La docente di Lettere a Trento racconta il suo rapporto con la scrittrice cilena

Liverani: «La gioia di tradurre la Allende»

A breve inizia il lavoro per il nuovo romanzo: «La summa de los dias»


Sandra Mattei


Ha tenuto la laudatio in onore di Isabel Allende. Elena Liverani, docente di Lingua e di traduzione spagnola alla Facoltà di Lettere e Folosofia di Trento è stata una delle protagoniste dell'incontro con la scrittrice. Di lei ha detto: «Poche scrittrici del Novecento, come Isabel Allende, dà voce a chi, come le donne, la voce non l'ha quasi mai avuta e, nell'affetto che molti lettori, e soprattutto molte lettrici donne, le tributano c'è, credo, anche la gratitudine per aver finalmente trovato le parole per dire di noi quello che altri grandi scrittori (uomini) non hanno potuto dire». al 1998, Elena Liverani è la traduttrice dei libri della Allende. Le abbiamo chiesto di raccontare la sua esperienza.

Come è nata l'attività di traduttrice?
Traducevo già molto da Feltrinelli, ad un certo punto mi chiesero di tradurre l'Allende e accettai con molta gioia. Negli ultimi anni questo lavoro mi ha a tal punto impegnata, insieme al lavoro di docente, che ho deciso di tradurre solo un libro all'anno e solo la Allende.

Da cosa è dettata la scelta?
Penso sia importante continuare a tradurre lo stesso autore: si entra in una sorta di circolo, di intimità, di empatia.

Quando ha incontrato la Allende la prima volta?
In Italia in occasione dell'uscita di “Afrodita”, uscito nel 1997. Le era stato parlato molto bene della traduzione ed io ero soddisfatta, perché il lavoro ero stato particolarmente complesso. Spaziando il libro in divagazioni erotiche culinarie era davvero molto importante trovare il registro giusto: bastava veramente un attimo per scadere nella volgarità. E' stato uno dei libri più impegnativi. Da allora ci scriviamo e ci teniamo in contatto perché l'attuale politica editoriale vuole che le edizione all'estero escano insieme e perciò si lavora sul manoscritto.

Che cosa comporta lavorare sul manoscritto?
Ci sono vantaggi e svantaggi. Svantaggi perché alla fine della traduzione possono arrivare delle modifiche e bisogna ricominciare da capo, il vantaggio è che si può correggere e dare suggerimenti in tempi utili.

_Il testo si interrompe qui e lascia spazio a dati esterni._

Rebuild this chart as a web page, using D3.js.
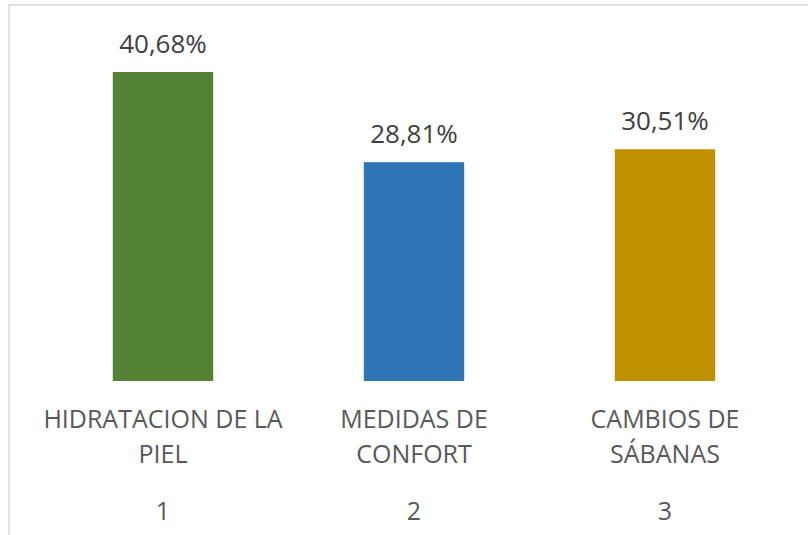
<!DOCTYPE html>
<html>
<head>
<meta charset="utf-8">
<script src="https://cdn.jsdelivr.net/npm/d3@7"></script>
<style>
  body { margin: 0; background: #fff; }
  svg { display: block; font-family: "Open Sans", "Noto Sans", sans-serif; }
</style>
</head>
<body>
<div id="chart"></div>
<script>
// data
const positions = ["1", "2", "3"];
const categories = [["HIDRATACION DE LA", "PIEL"], ["MEDIDAS DE", "CONFORT"], ["CAMBIOS DE", "SÁBANAS"]];
const values = [40.68, 28.81, 30.51];
const colors = ["#548235", "#2E75B6", "#BF9000"];

const width = 808, height = 535;

const svg = d3.select("#chart").append("svg")
    .attr("width", width)
    .attr("height", height);

// chart frame (runs off the right and bottom edge)
svg.append("rect")
    .attr("x", 9).attr("y", 5)
    .attr("width", 900).attr("height", 600)
    .attr("fill", "none")
    .attr("stroke", "#d9d9d9")
    .attr("stroke-width", 1.5);

const x = d3.scaleBand()
    .domain(positions)
    .range([37.5, 790.5])
    .padding(0);

const y = d3.scaleLinear()
    .domain([0, 45])
    .range([381, 39.2]);

const barW = x.bandwidth() * 0.4;

svg.selectAll(".bar")
    .data(values)
    .enter().append("rect")
    .attr("class", "bar")
    .attr("x", (d, i) => x(positions[i]) + (x.bandwidth() - barW) / 2)
    .attr("y", d => y(d))
    .attr("width", barW)
    .attr("height", d => y(0) - y(d))
    .attr("fill", (d, i) => colors[i]);

// value labels
svg.selectAll(".label")
    .data(values)
    .enter().append("text")
    .attr("class", "label")
    .attr("x", (d, i) => x(positions[i]) + x.bandwidth() / 2)
    .attr("y", d => y(d) - 19.5)
    .attr("text-anchor", "middle")
    .style("font-size", "26px")
    .style("fill", "#404040")
    .text(d => d.toFixed(2).replace(".", ",") + "%");

// x axis: number + category name on two lines
const axis = svg.append("g")
    .attr("transform", `translate(0,${y(0)})`)
    .call(d3.axisBottom(x).tickSize(0).tickFormat(""));
axis.select(".domain").remove();

axis.selectAll(".tick text").remove();
axis.selectAll(".tick").each(function(d, i) {
    const t = d3.select(this).append("text")
        .attr("text-anchor", "middle")
        .style("font-size", "25px")
        .style("font-family", "'Open Sans', 'Noto Sans', sans-serif")
        .style("fill", "#595959");
    categories[i].forEach((line, k) => {
        t.append("tspan").attr("x", 0).attr("y", 47 + k * 35).text(line);
    });
    t.append("tspan").attr("x", 0).attr("y", 139).text(d);
});
</script>
</body>
</html>
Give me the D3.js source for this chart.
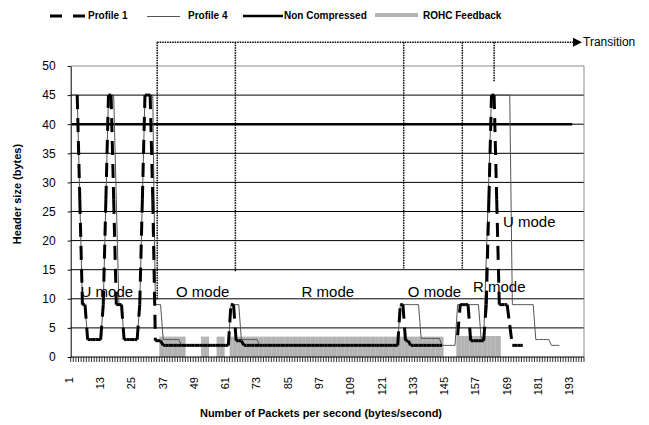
<!DOCTYPE html>
<html>
<head>
<meta charset="utf-8">
<script src="https://cdn.jsdelivr.net/npm/d3@7/dist/d3.min.js"></script>
<style>
body { margin: 0; background: #fff; }
text { font-family: "Liberation Sans", Arial, sans-serif; }
</style>
</head>
<body>
<svg id="chart" width="649" height="425"></svg>
<script>
// packets 1..197 on the category axis
var categories = d3.range(1, 198);
var tickLabels = [1, 13, 25, 37, 49, 61, 73, 85, 97, 109, 121, 133, 145, 157, 169, 181, 193];
var yTicks = [0, 5, 10, 15, 20, 25, 30, 35, 40, 45, 50];

var profile1 = [
    null, null, 45, 27, 9, 9, 3, 3, 3, 3,
    3, 3, 9, 27, 45, 45, 27, 9, 9, 9,
    3, 3, 3, 3, 3, 3, 9, 27, 45, 45,
    45, 27, 2.8, 2.8, 2.8, 2, 2, 2, 2, 2,
    2, 2, 2, 2, 2, 2, 2, 2, 2, 2,
    2, 2, 2, 2, 2, 2, 2, 2, 2, 2,
    2, 9, 9, 2.8, 2.8, 2.8, 2, 2, 2, 2,
    2, 2, 2, 2, 2, 2, 2, 2, 2, 2,
    2, 2, 2, 2, 2, 2, 2, 2, 2, 2,
    2, 2, 2, 2, 2, 2, 2, 2, 2, 2,
    2, 2, 2, 2, 2, 2, 2, 2, 2, 2,
    2, 2, 2, 2, 2, 2, 2, 2, 2, 2,
    2, 2, 2, 2, 2, 2, 9, 9, 2.8, 2.8,
    2, 2, 2, 2, 2, 2, 2, 2, 2, 2,
    2, 2, 2, null, null, null, null, null, 3.7, 9,
    9, 9, 9, 2.8, 2.8, 2.8, 2.8, 2.8, 2.8, 9,
    27, 45, 45, 27, 9, 9, 9, 9, 5.5, 2,
    2, 2, 2, 2, null, null, null, null, null, null,
    null, null, null, null, null, null, null, null, null, null,
    null, null, null, null, null, null, null
];

var profile4 = [
    45, 45, 45, 27, 9, 9, 3, 3, 3, 3,
    3, 3, 9, 27, 45, 45, 45, 27, 9, 9,
    3, 3, 3, 3, 3, 3, 9, 27, 45, 45,
    45, 45, 9, 9, 9, 3, 3, 3, 3, 3,
    3, 3, 2, 2, 2, 2, 2, 2, 2, 2,
    2, 2, 2, 2, 2, 2, 2, 2, 2, 2,
    2, 9, 9, 9, 9, 3, 3, 3, 3, 3,
    3, 3, 2, 2, 2, 2, 2, 2, 2, 2,
    2, 2, 2, 2, 2, 2, 2, 2, 2, 2,
    2, 2, 2, 2, 2, 2, 2, 2, 2, 2,
    2, 2, 2, 2, 2, 2, 2, 2, 2, 2,
    2, 2, 2, 2, 2, 2, 2, 2, 2, 2,
    2, 2, 2, 2, 2, 2, 9, 9, 9, 9,
    9, 9, 9, 9, 3.2, 3.2, 3.2, 3.2, 3.2, 3.2,
    3.2, 3.2, 2, 2, 2, 2, 2, 2, 9, 9,
    9, 9, 9, 9, 9, 9, 9, 3.2, 3.2, 17,
    31, 45, 45, 45, 45, 45, 45, 45, 45, 9,
    9, 9, 9, 9, 9, 9, 9, 9, 3, 3,
    3, 3, 3, 3, 2, 2, 2, 2, null, null,
    null, null, null, null, null, null, null
];

var nonCompressed = [
    40, 40, 40, 40, 40, 40, 40, 40, 40, 40,
    40, 40, 40, 40, 40, 40, 40, 40, 40, 40,
    40, 40, 40, 40, 40, 40, 40, 40, 40, 40,
    40, 40, 40, 40, 40, 40, 40, 40, 40, 40,
    40, 40, 40, 40, 40, 40, 40, 40, 40, 40,
    40, 40, 40, 40, 40, 40, 40, 40, 40, 40,
    40, 40, 40, 40, 40, 40, 40, 40, 40, 40,
    40, 40, 40, 40, 40, 40, 40, 40, 40, 40,
    40, 40, 40, 40, 40, 40, 40, 40, 40, 40,
    40, 40, 40, 40, 40, 40, 40, 40, 40, 40,
    40, 40, 40, 40, 40, 40, 40, 40, 40, 40,
    40, 40, 40, 40, 40, 40, 40, 40, 40, 40,
    40, 40, 40, 40, 40, 40, 40, 40, 40, 40,
    40, 40, 40, 40, 40, 40, 40, 40, 40, 40,
    40, 40, 40, 40, 40, 40, 40, 40, 40, 40,
    40, 40, 40, 40, 40, 40, 40, 40, 40, 40,
    40, 40, 40, 40, 40, 40, 40, 40, 40, 40,
    40, 40, 40, 40, 40, 40, 40, 40, 40, 40,
    40, 40, 40, 40, 40, 40, 40, 40, 40, 40,
    40, 40, 40, null, null, null, null
];

var feedback = [
    0, 0, 0, 0, 0, 0, 0, 0, 0, 0,
    0, 0, 0, 0, 0, 0, 0, 0, 0, 0,
    0, 0, 0, 0, 0, 0, 0, 0, 0, 0,
    0, 0, 0, 0, 3.5, 3.5, 3.5, 3.5, 3.5, 3.5,
    3.5, 3.5, 3.5, 3.5, 0, 0, 0, 0, 0, 0,
    3.5, 3.5, 3.5, 0, 0, 0, 3.5, 3.5, 3.5, 0,
    0, 3.5, 3.5, 3.5, 3.5, 3.5, 3.5, 3.5, 3.5, 3.5,
    3.5, 3.5, 3.5, 3.5, 3.5, 3.5, 3.5, 3.5, 3.5, 3.5,
    3.5, 3.5, 3.5, 3.5, 3.5, 3.5, 3.5, 3.5, 3.5, 3.5,
    3.5, 3.5, 3.5, 3.5, 3.5, 3.5, 3.5, 3.5, 3.5, 3.5,
    3.5, 3.5, 3.5, 3.5, 3.5, 3.5, 3.5, 3.5, 3.5, 3.5,
    3.5, 3.5, 3.5, 3.5, 3.5, 3.5, 3.5, 3.5, 3.5, 3.5,
    3.5, 3.5, 3.5, 3.5, 3.5, 3.5, 3.5, 3.5, 3.5, 3.5,
    3.5, 3.5, 3.5, 3.5, 3.5, 3.5, 3.5, 3.5, 3.5, 3.5,
    3.5, 3.5, 3.5, 0, 0, 0, 0, 0, 3.6, 3.6,
    3.6, 3.6, 3.6, 3.6, 3.6, 3.6, 3.6, 3.6, 3.6, 3.6,
    3.6, 3.6, 3.6, 3.6, 3.6, 0, 0, 0, 0, 0,
    0, 0, 0, 0, 0, 0, 0, 0, 0, 0,
    0, 0, 0, 0, 0, 0, 0, 0, 0, 0,
    0, 0, 0, 0, 0, 0, 0
];

// transition markers: category position and where the dotted line stops
var transitionAt = [33.7, 63.7, 128.3, 150.8, 163];
var transitionEnd = [9.8, 14.7, 15.2, 15.2, 47.3];

var modeLabels = ["U mode", "O mode", "R mode", "O mode", "R mode", "U mode"];
var modeCat = [4.3, 40.9, 89.1, 129.9, 154.9, 166.4];
var modeVal = [10.3, 10.3, 10.3, 10.3, 11.15, 22.3];

var svg = d3.select("#chart");

var x = d3.scaleLinear().domain([0.5, 197.5]).range([70.7, 584]);
var y = d3.scaleLinear().domain([0, 50]).range([357, 66]);
var step = x(2) - x(1);

// grid
svg.append("g").selectAll("line").data(yTicks.filter(function(d) { return d > 0 && d < 50; }))
    .enter().append("line")
    .attr("x1", x(0.5)).attr("x2", x(197.5))
    .attr("y1", function(d) { return y(d); }).attr("y2", function(d) { return y(d); })
    .attr("stroke", "#000").attr("stroke-width", 1);
svg.append("line").attr("x1", x(0.5)).attr("x2", x(197.5)).attr("y1", y(50)).attr("y2", y(50))
    .attr("stroke", "#8a8a8a").attr("stroke-width", 1);
svg.append("line").attr("x1", x(197.5)).attr("x2", x(197.5)).attr("y1", y(50)).attr("y2", y(0))
    .attr("stroke", "#8a8a8a").attr("stroke-width", 1);

// ROHC feedback columns
svg.append("g").selectAll("rect").data(categories.filter(function(c) { return feedback[c - 1] > 0; }))
    .enter().append("rect")
    .attr("x", function(c) { return x(c - 0.5); })
    .attr("width", step + 0.2)
    .attr("y", function(c) { return y(feedback[c - 1]); })
    .attr("height", function(c) { return y(0) - y(feedback[c - 1]); })
    .attr("fill", "#b3b3b3");

// non compressed
var line = d3.line()
    .defined(function(d) { return d.v != null; })
    .x(function(d) { return x(d.c); })
    .y(function(d) { return y(d.v); });

svg.append("path")
    .attr("d", line(categories.map(function(c) { return {c: c, v: nonCompressed[c - 1]}; })))
    .attr("fill", "none").attr("stroke", "#000").attr("stroke-width", 2.6);

// profile 4
svg.append("path")
    .attr("d", line(categories.map(function(c) { return {c: c, v: profile4[c - 1]}; })))
    .attr("fill", "none").attr("stroke", "#555").attr("stroke-width", 1);

// profile 1, dash pattern restarts on each segment like the original
var segs = [];
for (var i = 0; i < profile1.length - 1; ++i) {
    if (profile1[i] != null && profile1[i + 1] != null) {
        segs.push({c0: categories[i], v0: profile1[i], c1: categories[i + 1], v1: profile1[i + 1]});
    }
}
svg.append("g").selectAll("line").data(segs)
    .enter().append("line")
    .attr("x1", function(d) { return x(d.c0); })
    .attr("y1", function(d) { return y(d.v0); })
    .attr("x2", function(d) { return x(d.c1); })
    .attr("y2", function(d) { return y(d.v1); })
    .attr("stroke", "#000").attr("stroke-width", 3)
    .attr("stroke-dasharray", "14,9");

// axes
var yAxis = svg.append("g").attr("transform", "translate(" + x(0.5) + ",0)")
    .call(d3.axisLeft(y).tickValues(yTicks).tickSize(3).tickSizeOuter(0).tickPadding(12));
yAxis.select(".domain").attr("stroke", "#000");
yAxis.selectAll("text").attr("font-size", 12).attr("font-family", "Liberation Sans, Arial, sans-serif").attr("fill", "#000");

svg.append("line").attr("x1", x(0.5)).attr("x2", x(197.5)).attr("y1", y(0)).attr("y2", y(0))
    .attr("stroke", "#000").attr("stroke-width", 1);
svg.append("g").selectAll("line").data(categories.concat([198]))
    .enter().append("line")
    .attr("x1", function(c) { return x(c - 0.5); })
    .attr("x2", function(c) { return x(c - 0.5); })
    .attr("y1", y(0)).attr("y2", y(0) + 5)
    .attr("stroke", "#000").attr("stroke-width", 0.8);

svg.append("g").selectAll("text").data(tickLabels)
    .enter().append("text")
    .attr("transform", function(d) { return "translate(" + (x(d) - 3) + ",377) rotate(-90)"; })
    .attr("text-anchor", "end")
    .attr("dy", "0.35em")
    .attr("font-size", 11)
    .text(function(d) { return d; });

svg.append("text")
    .attr("transform", "translate(17," + 194 + ") rotate(-90)")
    .attr("text-anchor", "middle").attr("dy", "0.35em")
    .attr("font-size", 11).attr("font-weight", "bold")
    .text("Header size (bytes)");

svg.append("text")
    .attr("x", 321).attr("y", 417)
    .attr("text-anchor", "middle")
    .attr("font-size", 11).attr("font-weight", "bold")
    .text("Number of Packets per second (bytes/second)");

// transitions
var topY = y(54.1);
svg.append("line")
    .attr("x1", x(transitionAt[0])).attr("x2", 574)
    .attr("y1", topY).attr("y2", topY)
    .attr("stroke", "#000").attr("stroke-width", 1.5).attr("stroke-dasharray", "1.5,1");
svg.append("g").selectAll("line").data(transitionAt)
    .enter().append("line")
    .attr("x1", function(d) { return x(d); }).attr("x2", function(d) { return x(d); })
    .attr("y1", topY)
    .attr("y2", function(d, i) { return y(transitionEnd[i]); })
    .attr("stroke", "#000").attr("stroke-width", 1.5).attr("stroke-dasharray", "1.5,1");
svg.append("path")
    .attr("d", "M573," + (topY - 4.5) + "L582," + topY + "L573," + (topY + 4.5) + "Z")
    .attr("fill", "#000");
svg.append("text")
    .attr("x", 583).attr("y", topY).attr("dy", "0.35em")
    .attr("font-size", 12)
    .text("Transition");

svg.append("g").selectAll("text").data(modeLabels)
    .enter().append("text")
    .attr("x", function(d, i) { return x(modeCat[i]); })
    .attr("y", function(d, i) { return y(modeVal[i]); })
    .attr("font-size", 15)
    .text(function(d) { return d; });

// legend
var legend = svg.append("g").attr("font-size", 10).attr("font-weight", "bold");
legend.append("line").attr("x1", 50).attr("x2", 86).attr("y1", 16).attr("y2", 16)
    .attr("stroke", "#000").attr("stroke-width", 3).attr("stroke-dasharray", "12,11");
legend.append("text").attr("x", 88).attr("y", 19).text("Profile 1");
legend.append("line").attr("x1", 147).attr("x2", 180).attr("y1", 16.5).attr("y2", 16.5)
    .attr("stroke", "#555").attr("stroke-width", 1);
legend.append("text").attr("x", 188).attr("y", 19).text("Profile 4");
legend.append("line").attr("x1", 243).attr("x2", 283).attr("y1", 16).attr("y2", 16)
    .attr("stroke", "#000").attr("stroke-width", 2.6);
legend.append("text").attr("x", 284).attr("y", 19).text("Non Compressed");
legend.append("line").attr("x1", 375).attr("x2", 418).attr("y1", 15).attr("y2", 15)
    .attr("stroke", "#b3b3b3").attr("stroke-width", 4);
legend.append("text").attr("x", 423).attr("y", 18.5).text("ROHC Feedback");
</script>
</body>
</html>
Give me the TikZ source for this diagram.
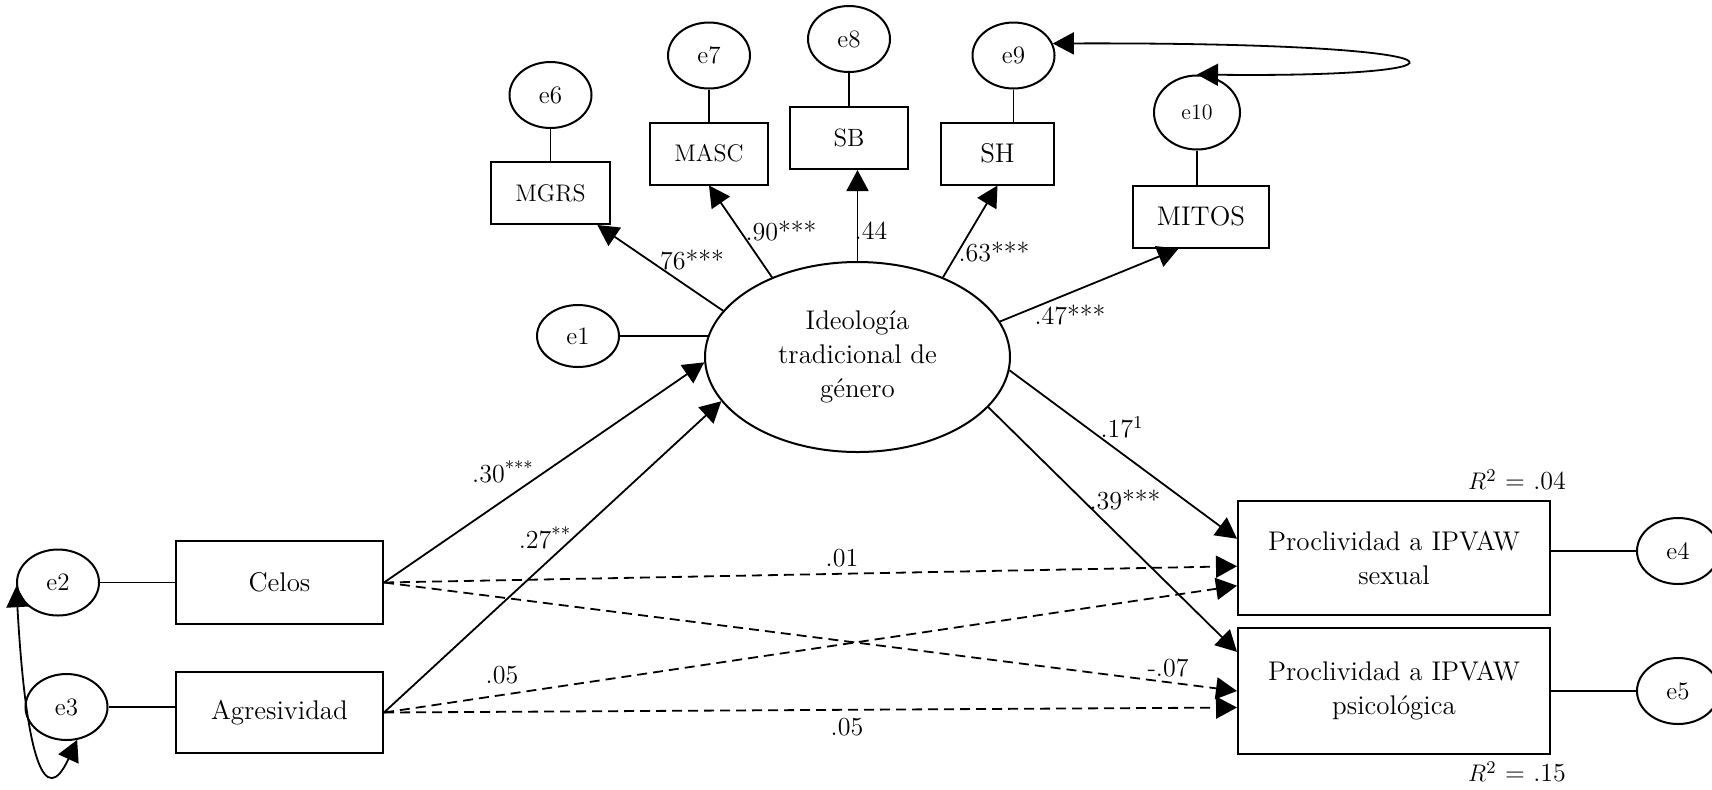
\documentclass[tikz,border=0pt]{standalone}
\usetikzlibrary{shapes.geometric, arrows.meta, positioning}

\begin{document}
\begin{tikzpicture}[
        x=0.5pt, y=-0.5pt,
        every node/.style={font=\fontsize{13.5}{17}\selectfont},
        obs/.style={rectangle, draw=black, line width=1pt, align=center, inner sep=0pt},
        ind/.style={obs, minimum width=59pt, minimum height=31pt, font=\fontsize{12.5}{15}\selectfont},
        err/.style={ellipse, draw=black, line width=1pt, minimum width=41pt, minimum height=33pt, inner sep=0pt, font=\fontsize{12.5}{15}\selectfont},
        latent/.style={ellipse, draw=black, line width=1pt, minimum width=152.5pt, minimum height=95pt, inner sep=0pt, align=center},
        coef/.style={inner sep=1pt, font=\fontsize{13}{15}\selectfont},
        arrow/.style={-{Triangle[length=10.5pt, width=11pt]}, line width=0.9pt},
        dasharrow/.style={arrow, dash pattern=on 5pt off 3pt},
        covar/.style={{Triangle[length=10.5pt, width=11pt]}-{Triangle[length=10.5pt, width=11pt]}, line width=0.9pt},
        link/.style={line width=0.9pt}
    ]
    \useasboundingbox (0,0) rectangle (1712,789);

    % Nodes
    \node[latent] (ideo) at (857.5,357) {Ideología\\ tradicional de\\ género};
    \node[obs, minimum width=103.5pt, minimum height=41.5pt] (celos) at (279.5,582.5) {Celos};
    \node[obs, minimum width=103.5pt, minimum height=40.5pt] (agres) at (279.5,712.5) {Agresividad};
    \node[obs, minimum width=156pt, minimum height=57pt] (sexual) at (1394,558) {Proclividad a IPVAW\\ sexual};
    \node[obs, minimum width=156pt, minimum height=63pt] (psico) at (1394,691) {Proclividad a IPVAW\\ psicológica};

    % Indicators of the latent factor
    \node[ind, minimum width=59.5pt, font=\fontsize{12}{14}\selectfont] (mgrs) at (550.5,193) {MGRS};
    \node[ind, font=\fontsize{12}{14}\selectfont] (masc) at (709,153.5) {MASC};
    \node[ind] (sb) at (849,138) {SB};
    \node[ind, minimum width=56.5pt, font=\fontsize{13.5}{15}\selectfont] (sh) at (997.5,153.5) {SH};
    \node[ind, minimum width=68pt, font=\fontsize{13.5}{15}\selectfont] (mitos) at (1201,216.5) {MITOS};

    % Error terms
    \node[err] (e6) [above=16pt of mgrs] {e6};
    \node[err] (e7) [above=16pt of masc] {e7};
    \node[err] (e8) [above=16.5pt of sb] {e8};
    \node[err] (e9) [above=16pt of sh, xshift=8pt] {e9};
    \node[err, minimum width=43pt, minimum height=37pt, font=\fontsize{11}{13}\selectfont] (e10) [above=17pt of mitos, xshift=-2pt] {e10};
    \node[err, minimum height=31pt] (e1) at (578,336) {e1};
    \node[err] (e2) [left=37.5pt of celos] {e2};
    \node[err] (e3) at (66.5,707) {e3};
    \node[err] (e4) at (1678,551) {e4};
    \node[err] (e5) at (1678,691) {e5};

    % Measurement part
    \draw[arrow] (ideo.161) -- (mgrs);
    \draw[arrow] (ideo.137) -- (masc.south);
    \draw[arrow] (ideo.north) -- (ideo.north |- sb.south);
    \draw[arrow] (ideo.43) -- (sh.south);
    \draw[arrow] (ideo.14) -- (mitos.235);

    \draw[link] (e6) -- (mgrs);
    \draw[link] (e7) -- (masc);
    \draw[link] (e8) -- (sb);
    \draw[link] (e9) -- (e9 |- sh.north);
    \draw[link] (e10) -- (e10 |- mitos.north);
    \draw[link] (e1) -- (ideo.172);
    \draw[link] (e2) -- (celos);
    \draw[link] (e3) -- (e3 -| agres.west);
    \draw[link] (e4) -- (e4 -| sexual.east);
    \draw[link] (e5) -- (e5 -| psico.east);

    % Structural part
    \draw[arrow] (celos.east) -- (ideo.182);
    \draw[arrow] (agres.east) -- (ideo.198);
    \draw[arrow] (ideo.355) -- (sexual.173);
    \draw[arrow] (ideo.339) -- (psico.166);
    \draw[dasharrow] (celos.east) -- (sexual.183);
    \draw[dasharrow] (celos.east) -- (psico.west);
    \draw[dasharrow] (agres.east) -- (sexual.190);
    \draw[dasharrow] (agres.east) -- (psico.186);

    % Covariances
    \draw[covar] (e2.185) .. controls (26,760) and (45,810) .. (e3.288);
    \draw[covar] (e9.17) .. controls (1494,42) and (1494,78) .. (e10.north);

    % Coefficients
    \node[coef] (c1) at (692,260) {76***};
    \node[coef] (c2) at (781,231) {.90***};
    \node[coef] (c3) at (871,231) {.44};
    \node[coef] (c4) at (994,252) {.63***};
    \node[coef] (c5) at (1070,315) {.47***};
    \node[coef] (c6) at (1122,427) {.17\textsuperscript{1}};
    \node[coef] (c7) at (1125,500) {.39***};
    \node[coef] (c8) at (503,472) {.30\textsuperscript{***}};
    \node[coef] (c9) at (545,538) {.27\textsuperscript{**}};
    \node[coef] (c10) at (842,558) {.01};
    \node[coef] (c11) at (502,675) {.05};
    \node[coef] (c12) at (847,727) {.05};
    \node[coef] (c13) at (1168,668) {-.07};
    \node[coef] (r1) at (1517,480) {$R^{2}$ = .04};
    \node[coef] (r2) at (1517,772) {$R^{2}$ = .15};

\end{tikzpicture}
\end{document}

Come si riesce ad entrare in sintonia con una scrittrice che usa un linguaggio molto radicato nella cultura Sud Americana, con i suoi odori, sapori?
Questa è la vera sfida della traduzione: non si traduce mai da una lingua all'altra, perché altrimenti sarebbe sufficiente un traduttore automatico, ma si traduce da una cultura all'altra. Ci sono perciò inevitabilmente degli scarti, che possono essere più o meno ampi, come ad esempio nell'ultimo libro “Ines dell'anima mia”, perché c'è un lasso di tempo dal punto di vista cronologico, di 500 anni. E' una “politica” che si concorda con l'autore e con l'editore, tra quale dei due poli oscillare: se interessa restituire con la traduzione di più la cultura di chi riceve o quella il più vicino possibile a chi ha scritto il testo originale. Gli studi di teoria della traduzione si stanno svolgendo proprio attorno a queste riflessioni.

Che scelte ha fatto, in conclusione?
Scelte radicali: ho cercato il più possibile la cultura d'origine, rendendo più arduo il compito del lettore. Innanzitutto perché penso che i lettori abbiano gli strumenti per cogliere la diversità culturale e perché non mi convincono le traduzioni annacquate. Tradurre è un grande privilegio: è l'unica attività che permetta di leggere e scrivere nello stesso tempo, ricodificare consente di fare queste due operazioni.

A quando il prossimo libro?
Proprio nel giro di una settimana arriverà l'ultimo libro, che s'intitola “La summa de los dias” e che ripercorre gli ultimi dieci anni della sua vita.